The ban drove coal prices in China and Australia higher this week, while scores of vessels slated to carry coal to major buyers such as Japan, China, South Korea and India have been in limbo off Kalimantan, home to Indonesia's main coal ports.
"We are watching closely the development of the talks between the local coal industry and Indonesian government," said a spokesperson for JERA, Japan's biggest power generator.
"In the event of a prolonged ban, we will procure coal flexibly through our global trading subsidiary," the spokesperson said, adding that Indonesian coal accounted for about 19per cent of its total procurement in the last financial year.

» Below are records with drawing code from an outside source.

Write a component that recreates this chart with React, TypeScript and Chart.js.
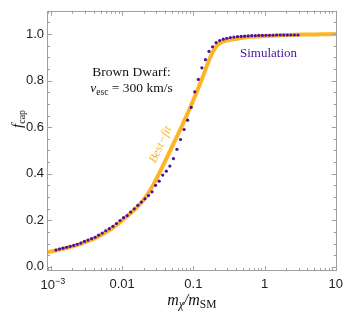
import React, { useEffect, useRef } from 'react';
import { Chart, registerables } from 'chart.js';

Chart.register(...registerables);

// Simulation points (m_chi / m_SM, f_cap)
const simMass = [
  0.001175, 0.001318, 0.001479, 0.00166, 0.001862, 0.002089, 0.002344, 0.00263, 0.002951, 0.003311,
  0.003715, 0.004169, 0.004677, 0.005248, 0.005888, 0.006607, 0.007413, 0.008318, 0.009333, 0.01047,
  0.01175, 0.01318, 0.01479, 0.0166, 0.01862, 0.02089, 0.02344, 0.0263, 0.02951, 0.03311,
  0.03715, 0.04169, 0.04677, 0.05248, 0.05888, 0.06607, 0.07413, 0.08318, 0.09333, 0.1047,
  0.1175, 0.1318, 0.1479, 0.166, 0.1862, 0.2089, 0.2344, 0.263, 0.2951, 0.3311,
  0.3715, 0.4169, 0.4677, 0.5248, 0.5888, 0.6607, 0.7413, 0.8318, 0.9333, 1.047,
  1.175, 1.318, 1.479, 1.66, 1.862, 2.089, 2.344, 2.63, 2.951,
];
const simFcap = [
  0.072, 0.076, 0.08, 0.084, 0.088, 0.092, 0.097, 0.102, 0.109, 0.115,
  0.121, 0.127, 0.136, 0.145, 0.155, 0.164, 0.174, 0.186, 0.199, 0.211,
  0.22, 0.235, 0.249, 0.264, 0.278, 0.292, 0.306, 0.322, 0.35, 0.368,
  0.394, 0.411, 0.433, 0.465, 0.505, 0.547, 0.59, 0.63, 0.685, 0.752,
  0.805, 0.855, 0.89, 0.926, 0.945, 0.963, 0.972, 0.978, 0.982, 0.985,
  0.987, 0.989, 0.99, 0.991, 0.992, 0.993, 0.993, 0.994, 0.994, 0.995,
  0.995, 0.995, 0.996, 0.996, 0.996, 0.996, 0.996, 0.996, 0.996,
];

// Best-fit curve
const fitMass = [
  0.000828, 0.001042, 0.001312, 0.001652, 0.00208, 0.002618, 0.003296, 0.00415, 0.005224, 0.006577,
  0.008279, 0.01042, 0.01312, 0.01652, 0.0208, 0.02618, 0.03296, 0.0415, 0.05224, 0.06577,
  0.08279, 0.1042, 0.1312, 0.1652, 0.1854, 0.208, 0.2333, 0.2618, 0.3296, 0.415,
  0.5224, 0.6577, 0.8279, 1.042, 1.652, 2.618, 4.15, 6.577, 10.42, 13.12,
];
const fitFcap = [
  0.06, 0.067, 0.074, 0.081, 0.089, 0.099, 0.11, 0.123, 0.139, 0.157,
  0.179, 0.204, 0.23, 0.259, 0.294, 0.342, 0.4, 0.463, 0.527, 0.591,
  0.658, 0.73, 0.805, 0.885, 0.92, 0.945, 0.96, 0.968, 0.975, 0.98,
  0.985, 0.988, 0.99, 0.992, 0.995, 0.997, 0.998, 0.999, 1.0, 1.0,
];

const xTickValues = [0.001, 0.01, 0.1, 1, 10];
const xTickLabels = ['10^-3', '0.01', '0.1', '1', '10'];
const yTickValues = [0, 0.2, 0.4, 0.6, 0.8, 1.0];
const yTickLabels = ['0.0', '0.2', '0.4', '0.6', '0.8', '1.0'];

const X_MIN = 0.00088;
const X_MAX = 10.33;
const Y_MIN = -0.018;
const Y_MAX = 1.1;

const PURPLE = '#4a12a3';
const ORANGE = '#fdb526';
const FRAME = '#a0a0a0';
const SANS = '"Liberation Sans", Arial, sans-serif';
const SERIF = '"Liberation Serif", "Times New Roman", serif';

type Run = { text: string; font: string; dy?: number };

function drawRuns(ctx: CanvasRenderingContext2D, runs: Run[], x: number, y: number, align: 'center' | 'left') {
  let w = 0;
  for (const r of runs) {
    ctx.font = r.font;
    w += ctx.measureText(r.text).width;
  }
  let cx = align === 'center' ? x - w / 2 : x;
  ctx.textAlign = 'left';
  ctx.textBaseline = 'alphabetic';
  for (const r of runs) {
    ctx.font = r.font;
    ctx.fillText(r.text, cx, y + (r.dy || 0));
    cx += ctx.measureText(r.text).width;
  }
}

const decorPlugin = {
  id: 'decor',
  afterDatasetsDraw(chart: any) {
    const ctx: CanvasRenderingContext2D = chart.ctx;
    const { left, right, top, bottom } = chart.chartArea;
    const xs = chart.scales.x;
    const ys = chart.scales.y;
    ctx.save();
    // frame
    ctx.strokeStyle = FRAME;
    ctx.lineWidth = 1;
    ctx.strokeRect(Math.round(left) + 0.5, Math.round(top) + 0.5, Math.round(right - left) - 1, Math.round(bottom - top) - 1);
    // ticks
    const xMinor: number[] = [];
    for (let e = -4; e <= 1; e++) {
      for (let k = 2; k <= 9; k++) {
        const v = k * Math.pow(10, e);
        if (v > X_MIN && v < X_MAX) xMinor.push(v);
      }
    }
    const yMinor: number[] = [];
    for (let i = 0; i <= 22; i++) {
      const v = i * 0.05;
      if (v <= Y_MAX && Math.abs(v * 5 - Math.round(v * 5)) > 1e-6) yMinor.push(v);
    }
    ctx.beginPath();
    const tick = (px: number, len: number) => {
      const p = Math.round(px) + 0.5;
      ctx.moveTo(p, bottom);
      ctx.lineTo(p, bottom - len);
      ctx.moveTo(p, top);
      ctx.lineTo(p, top + len);
    };
    const ytick = (py: number, len: number) => {
      const p = Math.round(py) + 0.5;
      ctx.moveTo(left, p);
      ctx.lineTo(left + len, p);
      ctx.moveTo(right, p);
      ctx.lineTo(right - len, p);
    };
    xTickValues.forEach((v) => tick(xs.getPixelForValue(v), 5));
    xMinor.forEach((v) => tick(xs.getPixelForValue(v), 3));
    yTickValues.forEach((v) => ytick(ys.getPixelForValue(v), 5));
    yMinor.forEach((v) => ytick(ys.getPixelForValue(v), 3));
    ctx.stroke();

    // superscript tick labels
    ctx.fillStyle = '#222';
    xTickLabels.forEach((lab, i) => {
      if (lab.includes('^')) {
        const [b, e] = lab.split('^');
        const px = xs.getPixelForValue(xTickValues[i]);
        drawRuns(ctx, [
          { text: b, font: `13px ${SANS}` },
          { text: e.replace('-', '\u2212'), font: `9px ${SANS}`, dy: -5 },
        ], px + 2, bottom + 18, 'center');
      }
    });

    // annotations
    ctx.fillStyle = '#111';
    const bx = xs.getPixelForValue(0.01355);
    drawRuns(ctx, [{ text: 'Brown Dwarf:', font: `13.5px ${SERIF}` }], bx, ys.getPixelForValue(0.818), 'center');
    drawRuns(ctx, [
      { text: 'v', font: `italic 13.5px ${SERIF}` },
      { text: 'esc', font: `9.5px ${SERIF}`, dy: 3 },
      { text: ' = 300 km/s', font: `13.5px ${SERIF}` },
    ], bx, ys.getPixelForValue(0.749), 'center');

    ctx.fillStyle = PURPLE;
    drawRuns(ctx, [{ text: 'Simulation', font: `13px ${SERIF}` }], xs.getPixelForValue(1.136), ys.getPixelForValue(0.9025), 'center');

    ctx.save();
    ctx.fillStyle = ORANGE;
    ctx.translate(xs.getPixelForValue(0.0347), ys.getPixelForValue(0.525));
    ctx.rotate((-65.5 * Math.PI) / 180);
    ctx.textBaseline = 'middle';
    ctx.font = `italic 12px ${SERIF}`;
    ctx.textAlign = 'center';
    ctx.fillText('Best\u2212fit', 0, 0);
    ctx.restore();

    // axis titles
    ctx.fillStyle = '#111';
    drawRuns(ctx, [
      { text: 'm', font: `italic 16px ${SERIF}` },
      { text: '\u03c7', font: `italic 11.5px ${SERIF}`, dy: 3 },
      { text: '/', font: `italic 16px ${SERIF}` },
      { text: 'm', font: `italic 16px ${SERIF}` },
      { text: 'SM', font: `11.5px ${SERIF}`, dy: 3 },
    ], (left + right) / 2, 305, 'center');

    ctx.save();
    ctx.translate(22, (top + bottom) / 2 - 22);
    ctx.rotate(-Math.PI / 2);
    drawRuns(ctx, [
      { text: 'f', font: `italic 15px ${SERIF}` },
      { text: 'cap', font: `10px ${SERIF}`, dy: 3 },
    ], 0, 0, 'center');
    ctx.restore();

    ctx.restore();
  },
};

export default function App() {
  const ref = useRef<HTMLCanvasElement | null>(null);
  useEffect(() => {
    if (!ref.current) return;
    const chart = new Chart(ref.current, {
      type: 'line',
      data: {
        datasets: [
          {
            type: 'scatter',
            label: 'Simulation',
            data: simMass.map((m, i) => ({ x: m, y: simFcap[i] })),
            backgroundColor: PURPLE,
            borderColor: PURPLE,
            pointRadius: 1.6,
            pointBorderWidth: 0,
            showLine: false,
            order: 0,
          },
          {
            type: 'line',
            label: 'Best-fit',
            data: fitMass.map((m, i) => ({ x: m, y: fitFcap[i] })),
            borderColor: ORANGE,
            borderWidth: 4,
            pointRadius: 0,
            fill: false,
            cubicInterpolationMode: 'monotone',
            order: 1,
          },
        ],
      },
      options: {
        animation: false,
        responsive: false,
        devicePixelRatio: 1,
        layout: { padding: { left: 0, right: 9, top: 5, bottom: 0 } },
        plugins: { legend: { display: false }, tooltip: { enabled: false } },
        scales: {
          x: {
            type: 'logarithmic',
            min: X_MIN,
            max: X_MAX,
            grid: { display: false, drawTicks: false },
            border: { display: false },
            afterBuildTicks: (s: any) => {
              s.ticks = xTickValues.map((v) => ({ value: v, major: false }));
            },
            afterFit: (s: any) => {
              s.height = 46;
            },
            ticks: {
              autoSkip: false,
              maxRotation: 0,
              padding: 6,
              color: '#222',
              font: { family: SANS, size: 13 },
              callback: (_v: any, i: number) => (xTickLabels[i].includes('^') ? '' : xTickLabels[i]),
            },
          },
          y: {
            type: 'linear',
            min: Y_MIN,
            max: Y_MAX,
            grid: { display: false, drawTicks: false },
            border: { display: false },
            afterBuildTicks: (s: any) => {
              s.ticks = yTickValues.map((v) => ({ value: v }));
            },
            afterFit: (s: any) => {
              s.width = 47;
            },
            ticks: {
              autoSkip: false,
              padding: 3,
              color: '#222',
              font: { family: SANS, size: 13 },
              callback: (_v: any, i: number) => yTickLabels[i],
            },
          },
        },
      },
      plugins: [decorPlugin],
    });
    return () => chart.destroy();
  }, []);
  return (
    <canvas
      ref={ref}
      width={349}
      height={317}
      style={{ position: 'absolute', left: 0, top: 0, width: 349, height: 317 }}
    />
  );
}
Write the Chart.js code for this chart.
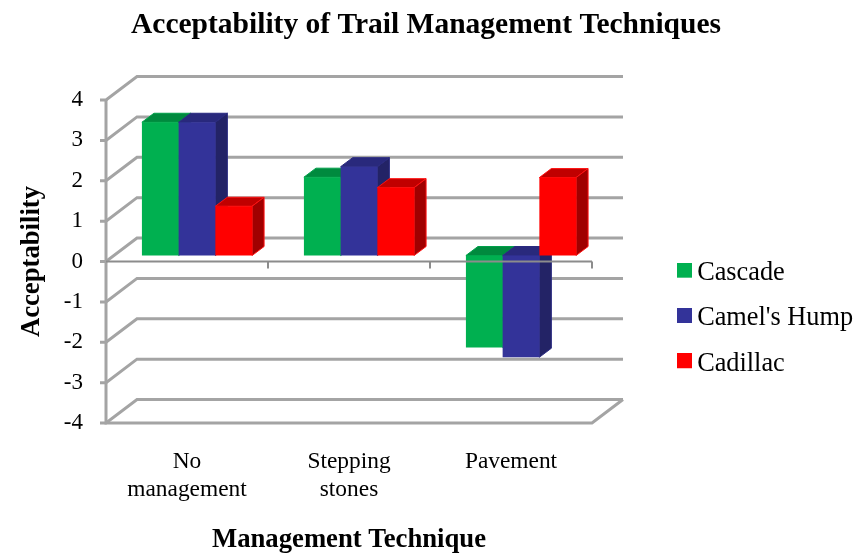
<!DOCTYPE html>
<html><head><meta charset="utf-8">
<style>html,body{margin:0;padding:0;background:#fff}canvas{display:block}</style>
<script src="https://cdn.jsdelivr.net/npm/chart.js@4"></script>
</head><body>
<div style="width:859px;height:553px"><canvas id="c"></canvas></div>
<script>
const categories = [["No","management"],["Stepping","stones"],"Pavement"];
const cascade = [3.3, 1.94, -2.28];
const camelsHump = [3.3, 2.2, -2.52];
const cadillac = [1.22, 1.68, 1.93];
const seriesNames = ["Cascade","Camel's Hump","Cadillac"];
const frontColors = ["#00B050","#333399","#FF0000"];
const capColors = ["#008A3E","#29297C","#C00000"];
const sideColors = ["#007A37","#232366","#A00000"];
const edgeColors = ["#00A04A","#2A2A80","#FF1010"];
const FONT = "'Liberation Serif'";
const wall = {dx:31, dy:-23.5}, barDepth = {dx:12, dy:-9}, barShift = {x:10, y:-6};

function swatch(color){
  const s = document.createElement('canvas'); s.width = 17; s.height = 21;
  const g = s.getContext('2d'); g.fillStyle = color; g.fillRect(2,0,15,15);
  return s;
}
function poly(ctx, pts, fill, stroke){
  ctx.beginPath(); pts.forEach((p,i)=> i?ctx.lineTo(p[0],p[1]):ctx.moveTo(p[0],p[1])); ctx.closePath();
  ctx.fillStyle = fill; ctx.fill();
  ctx.strokeStyle = stroke; ctx.lineWidth = 1; ctx.stroke();
}
function line(ctx, pts, color, w){
  ctx.beginPath(); pts.forEach((p,i)=> i?ctx.lineTo(p[0],p[1]):ctx.moveTo(p[0],p[1]));
  ctx.strokeStyle = color; ctx.lineWidth = w; ctx.lineJoin='miter'; ctx.stroke();
}
const threeD = {
  id:'threeD',
  beforeLayout(chart){
    const lg = chart.legend;
    if(!lg._wrapped){ const f = lg.fit; lg.fit = function(){ f.call(this); this.width = 267; }; lg._wrapped = true; }
  },
  afterLayout(chart){
    chart.titleBlock.right = 852;
    const lg = chart.legend;
    lg.left = 664; lg.right = 859; lg.top = 241; lg.bottom = 400;
  },
  beforeDatasetsDraw(chart){
    const {ctx, chartArea:a, scales:{y}} = chart, gray = '#A4A4A4';
    ctx.save();
    y.ticks.forEach(t=>{
      const p = y.getPixelForValue(t.value);
      line(ctx, [[a.left-6,p],[a.left,p],[a.left+wall.dx,p+wall.dy],[a.right+wall.dx,p+wall.dy]], gray, 3);
    });
    line(ctx, [[a.left,a.top],[a.left,a.bottom],[a.right,a.bottom],[a.right+wall.dx,a.bottom+wall.dy]], gray, 3);
    ctx.restore();
  },
  // Native pass would paint the first series last; paint left to right instead.
  beforeDatasetDraw(){ return false; },
  afterDatasetsDraw(chart){
    const {ctx, chartArea:a, scales:{y}} = chart, d = barDepth;
    values.forEach((_,i)=>{
      const meta = chart.getDatasetMeta(i);
      ctx.save(); ctx.translate(barShift.x, barShift.y);
      meta.data.forEach(b=>{
        const {x,y:vy,base,width} = b.getProps(['x','y','base','width'], true);
        const l = x-width/2, r = x+width/2, t = Math.min(vy,base), o = Math.max(vy,base);
        poly(ctx, [[l,t],[r,t],[r+d.dx,t+d.dy],[l+d.dx,t+d.dy]], capColors[i], edgeColors[i]);
        poly(ctx, [[r,t],[r+d.dx,t+d.dy],[r+d.dx,o+d.dy],[r,o]], sideColors[i], edgeColors[i]);
      });
      meta.controller.draw();
      ctx.restore();
    });
    const p = y.getPixelForValue(0), c = '#8C8C8C';
    line(ctx, [[a.left,p],[a.right,p]], c, 2);
    categories.forEach((_,i)=>{
      const e = a.left + (a.right-a.left)*(i+1)/categories.length;
      line(ctx, [[e,p],[e,p+7]], c, 2);
    });
  }
};
const values = [cascade, camelsHump, cadillac];
new Chart(document.getElementById('c'), {
  type:'bar',
  data:{labels:categories, datasets:values.map((v,i)=>({
    label:seriesNames[i], data:v, backgroundColor:frontColors[i], clip:false,
    categoryPercentage:0.68, barPercentage:1, borderWidth:0
  }))},
  plugins:[threeD],
  options:{
    responsive:true, maintainAspectRatio:false, animation:false,
    layout:{padding:0},
    plugins:{
      tooltip:{enabled:false},
      title:{display:true, text:'Acceptability of Trail Management Techniques', color:'#000',
        font:{family:FONT,size:29.5,weight:'bold'}, padding:{top:8,bottom:56.6}},
      legend:{position:'right', align:'start',
        labels:{font:{family:FONT,size:26.3}, color:'#000', usePointStyle:true, pointStyleWidth:1, padding:19,
          generateLabels(chart){
            return Chart.defaults.plugins.legend.labels.generateLabels(chart).map((it,i)=>{
              it.pointStyle = swatch(frontColors[i]); it.lineWidth = 0; return it; });
          }}}
    },
    scales:{
      x:{grid:{display:false,drawTicks:false}, border:{display:false},
        afterFit(s){ s.height = 130; },
        ticks:{color:'#000', font:{family:FONT,size:23.4}, padding:25, maxRotation:0, autoSkip:false},
        title:{display:true, text:'Management Technique', color:'#000',
          font:{family:FONT,size:26.7,weight:'bold',lineHeight:1}, padding:{top:1,bottom:0}}},
      y:{min:-4,max:4, grid:{display:false,drawTicks:false}, border:{display:false},
        afterFit(s){ s.width = 106; },
        ticks:{stepSize:1, color:'#000', font:{family:FONT,size:23}, padding:23},
        title:{display:true, text:'Acceptability', color:'#000',
          font:{family:FONT,size:26.7,weight:'bold'}, padding:{top:16,bottom:0}}}
    }
  }
});
</script>
</body></html>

Japan's embassy in Jakarta asked Indonesia's energy ministry this week to exclude from the export ban high-calorific coal not used by local power plants. It also asked that five vessels already loaded with coal be allowed to depart for Japan.
South Korean Trade Minister Yeo Han-koo held a video call with his Indonesian counterpart on Friday to convey "concerns about Indonesia's coal export ban and strongly requested the Indonesian government's cooperation for a prompt resumption of coal shipment", South Korea's Yonhap news agency reported.
Hendra Sinadia, executive director of Indonesia Coal Miners Association, said the group held calls with Chinese coal importers to ease their worries.
"We want to explain to our partners in China regarding the policies taken by the government, which due to the nature of the emergency had to prioritise domestic needs. But we are working so export can be resumed as soon as possible," he told Reuters.
J-Power, another Japanese power generator, expected the ban to be eased as soon as PLN secured the coal they needed, a spokesperson for the Japanese company said.
As of Wednesday, PLN said it had secured 13.9 million tonnes of coal commitments but needed 20 million tonnes for a safe 20-day stock.